INFORMATION SHOWN ▸
[Start]
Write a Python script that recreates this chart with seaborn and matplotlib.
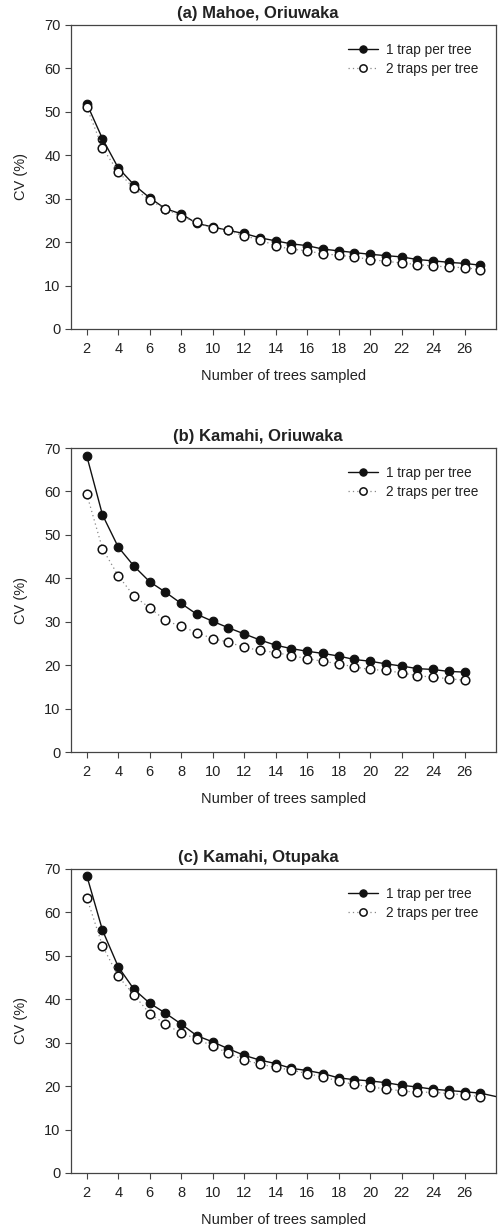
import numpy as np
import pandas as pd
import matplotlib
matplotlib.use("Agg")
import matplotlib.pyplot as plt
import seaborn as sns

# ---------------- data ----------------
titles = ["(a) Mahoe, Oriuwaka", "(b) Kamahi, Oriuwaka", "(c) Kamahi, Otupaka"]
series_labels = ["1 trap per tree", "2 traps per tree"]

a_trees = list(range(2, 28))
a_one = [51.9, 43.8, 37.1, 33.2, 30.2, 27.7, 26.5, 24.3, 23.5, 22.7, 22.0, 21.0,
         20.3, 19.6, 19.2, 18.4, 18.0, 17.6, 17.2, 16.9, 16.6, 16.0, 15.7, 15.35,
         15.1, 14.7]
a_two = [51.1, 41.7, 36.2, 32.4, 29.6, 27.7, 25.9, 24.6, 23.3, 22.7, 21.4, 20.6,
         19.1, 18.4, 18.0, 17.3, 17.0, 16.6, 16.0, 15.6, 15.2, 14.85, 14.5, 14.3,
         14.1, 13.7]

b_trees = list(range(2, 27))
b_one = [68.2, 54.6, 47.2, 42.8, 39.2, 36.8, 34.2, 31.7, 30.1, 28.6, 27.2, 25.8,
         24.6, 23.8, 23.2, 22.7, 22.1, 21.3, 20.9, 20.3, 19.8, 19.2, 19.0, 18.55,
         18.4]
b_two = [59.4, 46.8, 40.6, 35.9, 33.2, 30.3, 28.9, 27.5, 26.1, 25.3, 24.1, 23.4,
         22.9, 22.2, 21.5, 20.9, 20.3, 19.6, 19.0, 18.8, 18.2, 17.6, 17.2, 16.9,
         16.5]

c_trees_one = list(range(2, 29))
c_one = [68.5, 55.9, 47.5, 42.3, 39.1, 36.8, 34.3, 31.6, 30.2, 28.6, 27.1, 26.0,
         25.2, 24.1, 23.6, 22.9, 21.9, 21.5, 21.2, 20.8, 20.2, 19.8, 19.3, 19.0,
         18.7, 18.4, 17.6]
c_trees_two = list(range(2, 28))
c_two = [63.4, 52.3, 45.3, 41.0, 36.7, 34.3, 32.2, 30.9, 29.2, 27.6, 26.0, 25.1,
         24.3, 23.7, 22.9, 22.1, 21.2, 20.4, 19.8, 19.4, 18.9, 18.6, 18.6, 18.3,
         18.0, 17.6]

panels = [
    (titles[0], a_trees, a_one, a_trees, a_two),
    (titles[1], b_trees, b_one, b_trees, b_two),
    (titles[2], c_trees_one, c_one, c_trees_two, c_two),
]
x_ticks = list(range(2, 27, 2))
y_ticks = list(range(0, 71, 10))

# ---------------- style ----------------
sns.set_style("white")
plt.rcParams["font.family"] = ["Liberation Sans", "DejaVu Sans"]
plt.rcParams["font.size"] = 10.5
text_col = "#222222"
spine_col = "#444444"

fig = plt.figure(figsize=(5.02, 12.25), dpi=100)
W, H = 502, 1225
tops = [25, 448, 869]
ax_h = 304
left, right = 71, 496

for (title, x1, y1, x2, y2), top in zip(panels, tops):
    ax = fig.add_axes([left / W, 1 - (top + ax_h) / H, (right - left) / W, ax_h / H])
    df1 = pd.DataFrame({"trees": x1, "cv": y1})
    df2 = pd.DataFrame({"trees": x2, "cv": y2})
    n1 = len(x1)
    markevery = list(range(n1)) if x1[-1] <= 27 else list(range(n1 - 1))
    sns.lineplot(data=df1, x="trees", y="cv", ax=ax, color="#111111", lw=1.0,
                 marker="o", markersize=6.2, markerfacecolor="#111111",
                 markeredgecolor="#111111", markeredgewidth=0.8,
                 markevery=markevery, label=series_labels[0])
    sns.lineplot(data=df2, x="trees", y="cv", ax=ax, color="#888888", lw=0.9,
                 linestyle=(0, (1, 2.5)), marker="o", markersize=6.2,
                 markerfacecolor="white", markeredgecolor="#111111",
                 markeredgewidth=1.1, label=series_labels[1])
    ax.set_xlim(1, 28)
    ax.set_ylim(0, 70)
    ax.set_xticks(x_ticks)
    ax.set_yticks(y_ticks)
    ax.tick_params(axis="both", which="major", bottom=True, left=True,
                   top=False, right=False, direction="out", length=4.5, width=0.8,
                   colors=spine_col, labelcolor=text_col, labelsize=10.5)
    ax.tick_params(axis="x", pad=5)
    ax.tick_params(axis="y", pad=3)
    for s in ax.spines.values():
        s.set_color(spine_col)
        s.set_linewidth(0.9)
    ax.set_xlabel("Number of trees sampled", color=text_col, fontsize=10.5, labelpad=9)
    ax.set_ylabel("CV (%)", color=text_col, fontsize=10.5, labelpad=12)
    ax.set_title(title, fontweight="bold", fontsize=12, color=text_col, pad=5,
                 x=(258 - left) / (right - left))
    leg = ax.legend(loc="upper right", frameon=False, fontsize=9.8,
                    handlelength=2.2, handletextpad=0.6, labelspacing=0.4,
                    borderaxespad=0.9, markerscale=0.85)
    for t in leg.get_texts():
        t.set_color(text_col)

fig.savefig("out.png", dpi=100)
[End]
SET PROBLEM ▸
Copy the material exactly. Do not include the pictures.

IN RESPONSE ▸
Write a Python script that recreates this chart with seaborn and matplotlib.
import numpy as np
import pandas as pd
import matplotlib
matplotlib.use("Agg")
import matplotlib.pyplot as plt
import seaborn as sns

# ---------------- data ----------------
titles = ["(a) Mahoe, Oriuwaka", "(b) Kamahi, Oriuwaka", "(c) Kamahi, Otupaka"]
series_labels = ["1 trap per tree", "2 traps per tree"]

a_trees = list(range(2, 28))
a_one = [51.9, 43.8, 37.1, 33.2, 30.2, 27.7, 26.5, 24.3, 23.5, 22.7, 22.0, 21.0,
         20.3, 19.6, 19.2, 18.4, 18.0, 17.6, 17.2, 16.9, 16.6, 16.0, 15.7, 15.35,
         15.1, 14.7]
a_two = [51.1, 41.7, 36.2, 32.4, 29.6, 27.7, 25.9, 24.6, 23.3, 22.7, 21.4, 20.6,
         19.1, 18.4, 18.0, 17.3, 17.0, 16.6, 16.0, 15.6, 15.2, 14.85, 14.5, 14.3,
         14.1, 13.7]

b_trees = list(range(2, 27))
b_one = [68.2, 54.6, 47.2, 42.8, 39.2, 36.8, 34.2, 31.7, 30.1, 28.6, 27.2, 25.8,
         24.6, 23.8, 23.2, 22.7, 22.1, 21.3, 20.9, 20.3, 19.8, 19.2, 19.0, 18.55,
         18.4]
b_two = [59.4, 46.8, 40.6, 35.9, 33.2, 30.3, 28.9, 27.5, 26.1, 25.3, 24.1, 23.4,
         22.9, 22.2, 21.5, 20.9, 20.3, 19.6, 19.0, 18.8, 18.2, 17.6, 17.2, 16.9,
         16.5]

c_trees_one = list(range(2, 29))
c_one = [68.5, 55.9, 47.5, 42.3, 39.1, 36.8, 34.3, 31.6, 30.2, 28.6, 27.1, 26.0,
         25.2, 24.1, 23.6, 22.9, 21.9, 21.5, 21.2, 20.8, 20.2, 19.8, 19.3, 19.0,
         18.7, 18.4, 17.6]
c_trees_two = list(range(2, 28))
c_two = [63.4, 52.3, 45.3, 41.0, 36.7, 34.3, 32.2, 30.9, 29.2, 27.6, 26.0, 25.1,
         24.3, 23.7, 22.9, 22.1, 21.2, 20.4, 19.8, 19.4, 18.9, 18.6, 18.6, 18.3,
         18.0, 17.6]

panels = [
    (titles[0], a_trees, a_one, a_trees, a_two),
    (titles[1], b_trees, b_one, b_trees, b_two),
    (titles[2], c_trees_one, c_one, c_trees_two, c_two),
]
x_ticks = list(range(2, 27, 2))
y_ticks = list(range(0, 71, 10))

# ---------------- style ----------------
sns.set_style("white")
plt.rcParams["font.family"] = ["Liberation Sans", "DejaVu Sans"]
plt.rcParams["font.size"] = 10.5
text_col = "#222222"
spine_col = "#444444"

fig = plt.figure(figsize=(5.02, 12.25), dpi=100)
W, H = 502, 1225
tops = [25, 448, 869]
ax_h = 304
left, right = 71, 496

for (title, x1, y1, x2, y2), top in zip(panels, tops):
    ax = fig.add_axes([left / W, 1 - (top + ax_h) / H, (right - left) / W, ax_h / H])
    df1 = pd.DataFrame({"trees": x1, "cv": y1})
    df2 = pd.DataFrame({"trees": x2, "cv": y2})
    n1 = len(x1)
    markevery = list(range(n1)) if x1[-1] <= 27 else list(range(n1 - 1))
    sns.lineplot(data=df1, x="trees", y="cv", ax=ax, color="#111111", lw=1.0,
                 marker="o", markersize=6.2, markerfacecolor="#111111",
                 markeredgecolor="#111111", markeredgewidth=0.8,
                 markevery=markevery, label=series_labels[0])
    sns.lineplot(data=df2, x="trees", y="cv", ax=ax, color="#888888", lw=0.9,
                 linestyle=(0, (1, 2.5)), marker="o", markersize=6.2,
                 markerfacecolor="white", markeredgecolor="#111111",
                 markeredgewidth=1.1, label=series_labels[1])
    ax.set_xlim(1, 28)
    ax.set_ylim(0, 70)
    ax.set_xticks(x_ticks)
    ax.set_yticks(y_ticks)
    ax.tick_params(axis="both", which="major", bottom=True, left=True,
                   top=False, right=False, direction="out", length=4.5, width=0.8,
                   colors=spine_col, labelcolor=text_col, labelsize=10.5)
    ax.tick_params(axis="x", pad=5)
    ax.tick_params(axis="y", pad=3)
    for s in ax.spines.values():
        s.set_color(spine_col)
        s.set_linewidth(0.9)
    ax.set_xlabel("Number of trees sampled", color=text_col, fontsize=10.5, labelpad=9)
    ax.set_ylabel("CV (%)", color=text_col, fontsize=10.5, labelpad=12)
    ax.set_title(title, fontweight="bold", fontsize=12, color=text_col, pad=5,
                 x=(258 - left) / (right - left))
    leg = ax.legend(loc="upper right", frameon=False, fontsize=9.8,
                    handlelength=2.2, handletextpad=0.6, labelspacing=0.4,
                    borderaxespad=0.9, markerscale=0.85)
    for t in leg.get_texts():
        t.set_color(text_col)

fig.savefig("out.png", dpi=100)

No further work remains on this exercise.